Use the Correct Tone – Unique conversations are conversations designed to stimulate good will and bring about results. To do this you must use the correct tone with whomever you’re talking. Most people have had the unfortunate experience of sending an e-mail and then wondering why the person who received it is upset or doesn’t take the action requested. Of all our methods of conversation, e-mail seems to be the easiest to mess up and it’s usually because of the tone of the message.

Why is that? From my experience it’s usually because people have dashed off the e-mail without consideration for the words and phrases being used. You are not e-mailing friends who understand your language and vocabulary. Friends can add your voice in their heads as they read and recognize you’re not upset.

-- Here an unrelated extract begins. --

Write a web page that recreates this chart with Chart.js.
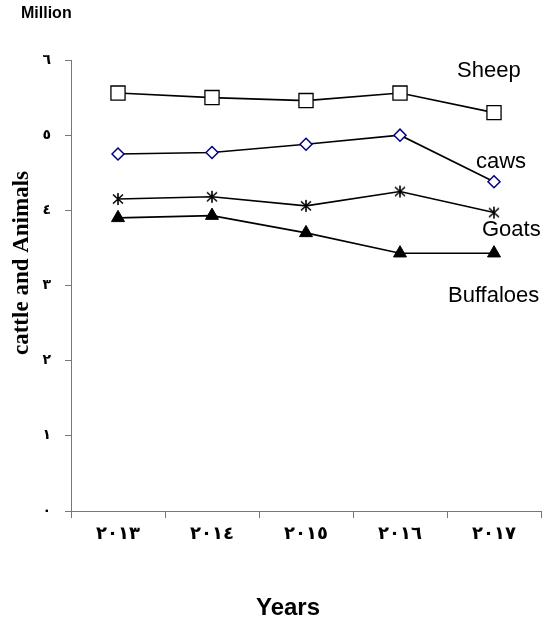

It’s not any different when you’re standing in front of a real, live person. The words and phrases you choose can confuse and upset. The tone of your voice or the actions of your body can destroy the intent of your dialogue. In business we need to have the tone sensitivity when we’re presenting information to another person, be it face to face, via e-mail, or over the telephone.

Get It Correct the First Time – Think back to the conversations you had within the past week or the past month. How many of them have been out of the ordinary? For most of us, it’s not very many. We’re too busy. This reminds me of a conversation I once had with a supervisor. He told me I didn’t understand their business because they were too busy to plan. He paused and then commented, “But we do have time to redo it tomorrow.” In your conversations, do you have time to do them over again tomorrow? Actually it doesn’t matter if you do have time to say it over again tomorrow, your audience will be lost.

If you plan your conversation, remember it’s not about you, incorporate the correct tone, and get it right the first time, you’re probably on track to having unique conversations. Give this five-step process a try for a couple of weeks and actively record if your success in communicating improves. I think you’ll be very surprised and pleased with the results.